▸ Set exercise: Copy out the listing that follows, exactly, without its pictures.

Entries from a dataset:

######

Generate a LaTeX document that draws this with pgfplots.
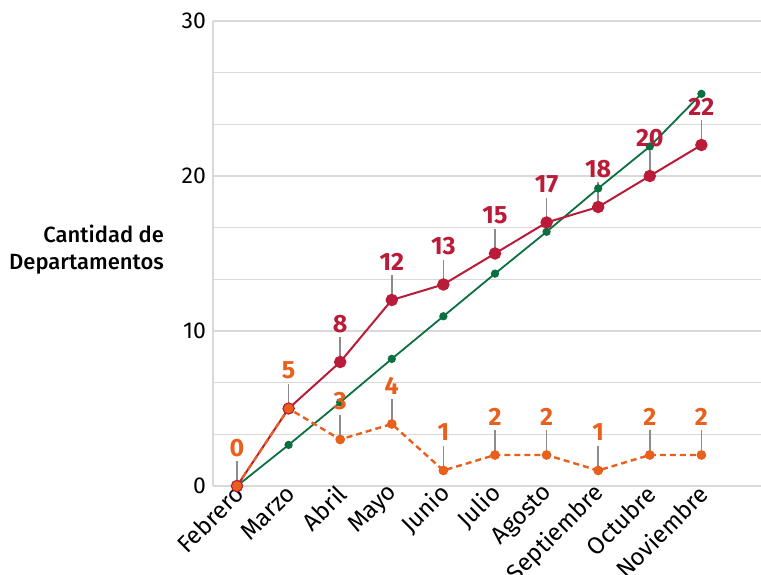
\documentclass[border=0pt]{standalone}
\usepackage{fontspec}
\setmainfont{Fira Sans}
\newfontfamily\medfont{Fira Sans Medium}
\usepackage{pgfplots}
\pgfplotsset{compat=1.18}

\definecolor{rojo}{HTML}{BA1B38}
\definecolor{verde}{HTML}{0B7040}
\definecolor{naranja}{HTML}{E8601C}
\definecolor{guia}{HTML}{8C8C8C}
\definecolor{rejilla}{HTML}{D9D9D9}

\begin{document}
\begin{tikzpicture}
\begin{axis}[
    name=ax,
    scale only axis,
    width=274pt, height=232.5pt,
    xmin=-0.465, xmax=10.155,
    ymin=0, ymax=30,
    clip=false,
    axis x line*=bottom, axis y line*=left,
    axis line style={draw=rejilla, line width=0.7pt, -},
    ytick={0,10,20,30},
    minor y tick num=2,
    ymajorgrids, yminorgrids,
    major grid style={draw=rejilla, line width=0.7pt},
    minor grid style={draw=rejilla, line width=0.7pt},
    tick style={draw=none},
    xtick={0,...,9},
    xticklabels={Febrero,Marzo,Abril,Mayo,Junio,Julio,Agosto,Septiembre,Octubre,Noviembre},
    xticklabel style={rotate=45, anchor=east, xshift=3pt, yshift=-2pt,
        font=\fontsize{12}{14}\selectfont},
    yticklabel style={font=\fontsize{11.5}{13}\selectfont},
    /pgf/number format/assume math mode=true,
    ylabel={Cantidad de\\Departamentos},
    ylabel style={rotate=-90, align=right, anchor=east, at={(rel axis cs:0,0.5)},
        xshift=-21pt, yshift=1.75pt, font=\fontsize{11}{13.5}\selectfont\medfont},
]
% lineas guia de las etiquetas
\addplot[draw=none, mark=none, error bars/.cd, y dir=plus, y fixed=1.6,
    error mark=none, error bar style={draw=guia, line width=0.75pt, solid}]
    coordinates {(2,8) (3,12) (4,13) (5,15) (6,17) (7,18) (8,20) (9,22)};
\addplot[draw=none, mark=none, error bars/.cd, y dir=plus, y fixed=1.6,
    error mark=none, error bar style={draw=guia, line width=0.75pt, solid}]
    coordinates {(0,0) (1,5) (2,3) (3,4) (4,1) (5,2) (6,2) (7,1) (8,2) (9,2)};

% tendencia
\addplot[verde, line width=0.9pt, mark=*, mark size=1.6pt] coordinates {
    (0,0) (1,2.65) (2,5.4) (3,8.2) (4,10.95) (5,13.7) (6,16.4) (7,19.2) (8,21.9) (9,25.3)
};
% acumulado
\addplot[rojo, line width=1pt, mark=*, mark size=2.6pt] coordinates {
    (0,0) (1,5) (2,8) (3,12) (4,13) (5,15) (6,17) (7,18) (8,20) (9,22)
};
% mensual
\addplot[naranja, line width=1.2pt, dash pattern=on 3pt off 2pt, mark=*, mark size=1.8pt,
    mark options={solid}] coordinates {
    (0,0) (1,5) (2,3) (3,4) (4,1) (5,2) (6,2) (7,1) (8,2) (9,2)
};

% etiquetas
\addplot[draw=none, mark=none, nodes near coords,
    every node near coord/.append style={text=rojo, anchor=center, yshift=19pt,
        font=\fontsize{12.5}{14}\selectfont\bfseries}]
    coordinates {(2,8) (3,12) (4,13) (5,15) (6,17) (7,18) (8,20) (9,22)};
\addplot[draw=none, mark=none, nodes near coords,
    every node near coord/.append style={text=naranja, anchor=center, yshift=19pt,
        font=\fontsize{12.5}{14}\selectfont\bfseries}]
    coordinates {(0,0) (1,5) (2,3) (3,4) (4,1) (5,2) (6,2) (7,1) (8,2) (9,2)};
\end{axis}
\pgfresetboundingbox
\path[use as bounding box] ([shift={(-106.5pt,-44.5pt)}]ax.south west)
    rectangle ([shift={(0pt,10.5pt)}]ax.north east);
\end{tikzpicture}
\end{document}
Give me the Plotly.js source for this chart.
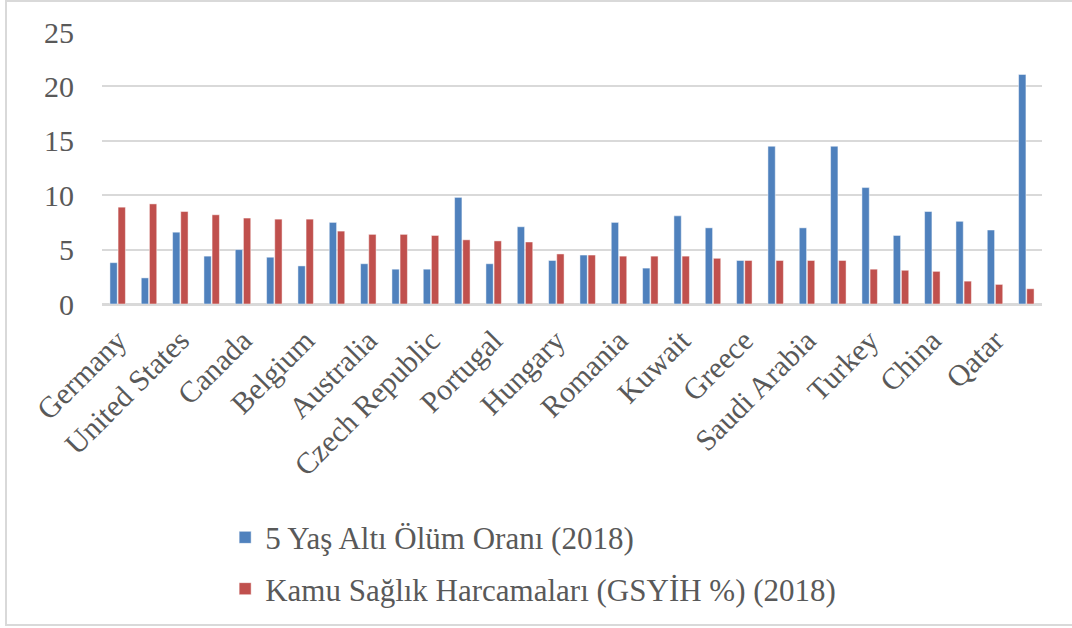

######

▸ Response to this task:
Generate a LaTeX document that draws this with pgfplots.
\documentclass[border=0pt]{standalone}
\usepackage{fontspec}
\setmainfont{Fira Sans}
\newfontfamily\medfont{Fira Sans Medium}
\usepackage{pgfplots}
\pgfplotsset{compat=1.18}

\definecolor{rojo}{HTML}{BA1B38}
\definecolor{verde}{HTML}{0B7040}
\definecolor{naranja}{HTML}{E8601C}
\definecolor{guia}{HTML}{8C8C8C}
\definecolor{rejilla}{HTML}{D9D9D9}

\begin{document}
\begin{tikzpicture}
\begin{axis}[
    name=ax,
    scale only axis,
    width=274pt, height=232.5pt,
    xmin=-0.465, xmax=10.155,
    ymin=0, ymax=30,
    clip=false,
    axis x line*=bottom, axis y line*=left,
    axis line style={draw=rejilla, line width=0.7pt, -},
    ytick={0,10,20,30},
    minor y tick num=2,
    ymajorgrids, yminorgrids,
    major grid style={draw=rejilla, line width=0.7pt},
    minor grid style={draw=rejilla, line width=0.7pt},
    tick style={draw=none},
    xtick={0,...,9},
    xticklabels={Febrero,Marzo,Abril,Mayo,Junio,Julio,Agosto,Septiembre,Octubre,Noviembre},
    xticklabel style={rotate=45, anchor=east, xshift=3pt, yshift=-2pt,
        font=\fontsize{12}{14}\selectfont},
    yticklabel style={font=\fontsize{11.5}{13}\selectfont},
    /pgf/number format/assume math mode=true,
    ylabel={Cantidad de\\Departamentos},
    ylabel style={rotate=-90, align=right, anchor=east, at={(rel axis cs:0,0.5)},
        xshift=-21pt, yshift=1.75pt, font=\fontsize{11}{13.5}\selectfont\medfont},
]
% lineas guia de las etiquetas
\addplot[draw=none, mark=none, error bars/.cd, y dir=plus, y fixed=1.6,
    error mark=none, error bar style={draw=guia, line width=0.75pt, solid}]
    coordinates {(2,8) (3,12) (4,13) (5,15) (6,17) (7,18) (8,20) (9,22)};
\addplot[draw=none, mark=none, error bars/.cd, y dir=plus, y fixed=1.6,
    error mark=none, error bar style={draw=guia, line width=0.75pt, solid}]
    coordinates {(0,0) (1,5) (2,3) (3,4) (4,1) (5,2) (6,2) (7,1) (8,2) (9,2)};

% tendencia
\addplot[verde, line width=0.9pt, mark=*, mark size=1.6pt] coordinates {
    (0,0) (1,2.65) (2,5.4) (3,8.2) (4,10.95) (5,13.7) (6,16.4) (7,19.2) (8,21.9) (9,25.3)
};
% acumulado
\addplot[rojo, line width=1pt, mark=*, mark size=2.6pt] coordinates {
    (0,0) (1,5) (2,8) (3,12) (4,13) (5,15) (6,17) (7,18) (8,20) (9,22)
};
% mensual
\addplot[naranja, line width=1.2pt, dash pattern=on 3pt off 2pt, mark=*, mark size=1.8pt,
    mark options={solid}] coordinates {
    (0,0) (1,5) (2,3) (3,4) (4,1) (5,2) (6,2) (7,1) (8,2) (9,2)
};

% etiquetas
\addplot[draw=none, mark=none, nodes near coords,
    every node near coord/.append style={text=rojo, anchor=center, yshift=19pt,
        font=\fontsize{12.5}{14}\selectfont\bfseries}]
    coordinates {(2,8) (3,12) (4,13) (5,15) (6,17) (7,18) (8,20) (9,22)};
\addplot[draw=none, mark=none, nodes near coords,
    every node near coord/.append style={text=naranja, anchor=center, yshift=19pt,
        font=\fontsize{12.5}{14}\selectfont\bfseries}]
    coordinates {(0,0) (1,5) (2,3) (3,4) (4,1) (5,2) (6,2) (7,1) (8,2) (9,2)};
\end{axis}
\pgfresetboundingbox
\path[use as bounding box] ([shift={(-106.5pt,-44.5pt)}]ax.south west)
    rectangle ([shift={(0pt,10.5pt)}]ax.north east);
\end{tikzpicture}
\end{document}
Give me the Plotly.js source for this chart.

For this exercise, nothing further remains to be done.